§ **WHAT THE TASK ASKS**: Each entry must appear again exactly as it does in the source.

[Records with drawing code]
%%

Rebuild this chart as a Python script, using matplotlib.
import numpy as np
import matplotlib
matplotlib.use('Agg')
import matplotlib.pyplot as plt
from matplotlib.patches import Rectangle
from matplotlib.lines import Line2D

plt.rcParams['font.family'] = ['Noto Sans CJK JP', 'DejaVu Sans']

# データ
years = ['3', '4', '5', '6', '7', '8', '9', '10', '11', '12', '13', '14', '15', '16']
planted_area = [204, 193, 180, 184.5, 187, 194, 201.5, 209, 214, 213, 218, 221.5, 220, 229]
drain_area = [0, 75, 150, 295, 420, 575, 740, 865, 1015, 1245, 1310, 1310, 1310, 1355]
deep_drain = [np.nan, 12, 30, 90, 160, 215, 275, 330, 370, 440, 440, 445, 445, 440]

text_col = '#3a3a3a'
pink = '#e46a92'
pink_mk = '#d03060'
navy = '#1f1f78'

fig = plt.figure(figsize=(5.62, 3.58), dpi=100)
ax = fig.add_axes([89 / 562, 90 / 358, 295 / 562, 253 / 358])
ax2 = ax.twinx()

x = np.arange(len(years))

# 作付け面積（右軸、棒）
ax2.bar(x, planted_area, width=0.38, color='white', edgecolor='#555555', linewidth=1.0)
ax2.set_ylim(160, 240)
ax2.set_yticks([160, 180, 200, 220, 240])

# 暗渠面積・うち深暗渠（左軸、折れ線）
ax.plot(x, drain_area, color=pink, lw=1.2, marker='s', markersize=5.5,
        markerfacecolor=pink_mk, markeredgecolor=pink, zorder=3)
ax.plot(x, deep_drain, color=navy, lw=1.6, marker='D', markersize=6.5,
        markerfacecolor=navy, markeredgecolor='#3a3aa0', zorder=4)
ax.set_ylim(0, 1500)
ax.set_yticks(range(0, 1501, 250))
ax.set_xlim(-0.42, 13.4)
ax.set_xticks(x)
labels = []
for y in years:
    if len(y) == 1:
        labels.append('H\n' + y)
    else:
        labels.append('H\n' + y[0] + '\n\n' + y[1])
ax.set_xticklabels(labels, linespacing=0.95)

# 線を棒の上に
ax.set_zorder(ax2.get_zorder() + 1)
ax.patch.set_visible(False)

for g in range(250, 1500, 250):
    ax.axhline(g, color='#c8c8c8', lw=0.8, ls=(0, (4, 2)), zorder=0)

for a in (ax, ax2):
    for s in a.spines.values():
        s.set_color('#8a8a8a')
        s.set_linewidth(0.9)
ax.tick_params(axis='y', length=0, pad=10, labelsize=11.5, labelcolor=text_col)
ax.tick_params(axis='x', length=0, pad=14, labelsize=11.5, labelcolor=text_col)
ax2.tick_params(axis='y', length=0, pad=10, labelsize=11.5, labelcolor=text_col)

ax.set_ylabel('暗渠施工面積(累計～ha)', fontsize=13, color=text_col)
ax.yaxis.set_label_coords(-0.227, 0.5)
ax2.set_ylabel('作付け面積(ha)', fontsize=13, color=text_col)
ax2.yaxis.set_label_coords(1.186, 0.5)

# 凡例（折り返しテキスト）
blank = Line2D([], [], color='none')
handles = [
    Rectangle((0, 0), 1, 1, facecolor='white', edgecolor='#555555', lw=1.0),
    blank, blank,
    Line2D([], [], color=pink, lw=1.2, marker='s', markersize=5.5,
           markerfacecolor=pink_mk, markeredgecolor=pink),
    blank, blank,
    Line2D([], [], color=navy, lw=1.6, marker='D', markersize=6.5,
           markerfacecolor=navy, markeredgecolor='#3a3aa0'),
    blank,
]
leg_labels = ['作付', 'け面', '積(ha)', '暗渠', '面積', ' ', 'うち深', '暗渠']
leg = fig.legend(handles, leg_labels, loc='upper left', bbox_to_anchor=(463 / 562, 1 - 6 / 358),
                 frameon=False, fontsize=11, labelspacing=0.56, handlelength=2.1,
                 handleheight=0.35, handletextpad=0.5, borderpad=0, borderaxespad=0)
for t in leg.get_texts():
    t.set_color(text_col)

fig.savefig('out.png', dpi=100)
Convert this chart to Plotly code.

%%

§ **THE RESULT**:
Rebuild this chart as a Python script, using matplotlib.
import numpy as np
import matplotlib
matplotlib.use('Agg')
import matplotlib.pyplot as plt
from matplotlib.patches import Rectangle
from matplotlib.lines import Line2D

plt.rcParams['font.family'] = ['Noto Sans CJK JP', 'DejaVu Sans']

# データ
years = ['3', '4', '5', '6', '7', '8', '9', '10', '11', '12', '13', '14', '15', '16']
planted_area = [204, 193, 180, 184.5, 187, 194, 201.5, 209, 214, 213, 218, 221.5, 220, 229]
drain_area = [0, 75, 150, 295, 420, 575, 740, 865, 1015, 1245, 1310, 1310, 1310, 1355]
deep_drain = [np.nan, 12, 30, 90, 160, 215, 275, 330, 370, 440, 440, 445, 445, 440]

text_col = '#3a3a3a'
pink = '#e46a92'
pink_mk = '#d03060'
navy = '#1f1f78'

fig = plt.figure(figsize=(5.62, 3.58), dpi=100)
ax = fig.add_axes([89 / 562, 90 / 358, 295 / 562, 253 / 358])
ax2 = ax.twinx()

x = np.arange(len(years))

# 作付け面積（右軸、棒）
ax2.bar(x, planted_area, width=0.38, color='white', edgecolor='#555555', linewidth=1.0)
ax2.set_ylim(160, 240)
ax2.set_yticks([160, 180, 200, 220, 240])

# 暗渠面積・うち深暗渠（左軸、折れ線）
ax.plot(x, drain_area, color=pink, lw=1.2, marker='s', markersize=5.5,
        markerfacecolor=pink_mk, markeredgecolor=pink, zorder=3)
ax.plot(x, deep_drain, color=navy, lw=1.6, marker='D', markersize=6.5,
        markerfacecolor=navy, markeredgecolor='#3a3aa0', zorder=4)
ax.set_ylim(0, 1500)
ax.set_yticks(range(0, 1501, 250))
ax.set_xlim(-0.42, 13.4)
ax.set_xticks(x)
labels = []
for y in years:
    if len(y) == 1:
        labels.append('H\n' + y)
    else:
        labels.append('H\n' + y[0] + '\n\n' + y[1])
ax.set_xticklabels(labels, linespacing=0.95)

# 線を棒の上に
ax.set_zorder(ax2.get_zorder() + 1)
ax.patch.set_visible(False)

for g in range(250, 1500, 250):
    ax.axhline(g, color='#c8c8c8', lw=0.8, ls=(0, (4, 2)), zorder=0)

for a in (ax, ax2):
    for s in a.spines.values():
        s.set_color('#8a8a8a')
        s.set_linewidth(0.9)
ax.tick_params(axis='y', length=0, pad=10, labelsize=11.5, labelcolor=text_col)
ax.tick_params(axis='x', length=0, pad=14, labelsize=11.5, labelcolor=text_col)
ax2.tick_params(axis='y', length=0, pad=10, labelsize=11.5, labelcolor=text_col)

ax.set_ylabel('暗渠施工面積(累計～ha)', fontsize=13, color=text_col)
ax.yaxis.set_label_coords(-0.227, 0.5)
ax2.set_ylabel('作付け面積(ha)', fontsize=13, color=text_col)
ax2.yaxis.set_label_coords(1.186, 0.5)

# 凡例（折り返しテキスト）
blank = Line2D([], [], color='none')
handles = [
    Rectangle((0, 0), 1, 1, facecolor='white', edgecolor='#555555', lw=1.0),
    blank, blank,
    Line2D([], [], color=pink, lw=1.2, marker='s', markersize=5.5,
           markerfacecolor=pink_mk, markeredgecolor=pink),
    blank, blank,
    Line2D([], [], color=navy, lw=1.6, marker='D', markersize=6.5,
           markerfacecolor=navy, markeredgecolor='#3a3aa0'),
    blank,
]
leg_labels = ['作付', 'け面', '積(ha)', '暗渠', '面積', ' ', 'うち深', '暗渠']
leg = fig.legend(handles, leg_labels, loc='upper left', bbox_to_anchor=(463 / 562, 1 - 6 / 358),
                 frameon=False, fontsize=11, labelspacing=0.56, handlelength=2.1,
                 handleheight=0.35, handletextpad=0.5, borderpad=0, borderaxespad=0)
for t in leg.get_texts():
    t.set_color(text_col)

fig.savefig('out.png', dpi=100)
Convert this chart to Plotly code.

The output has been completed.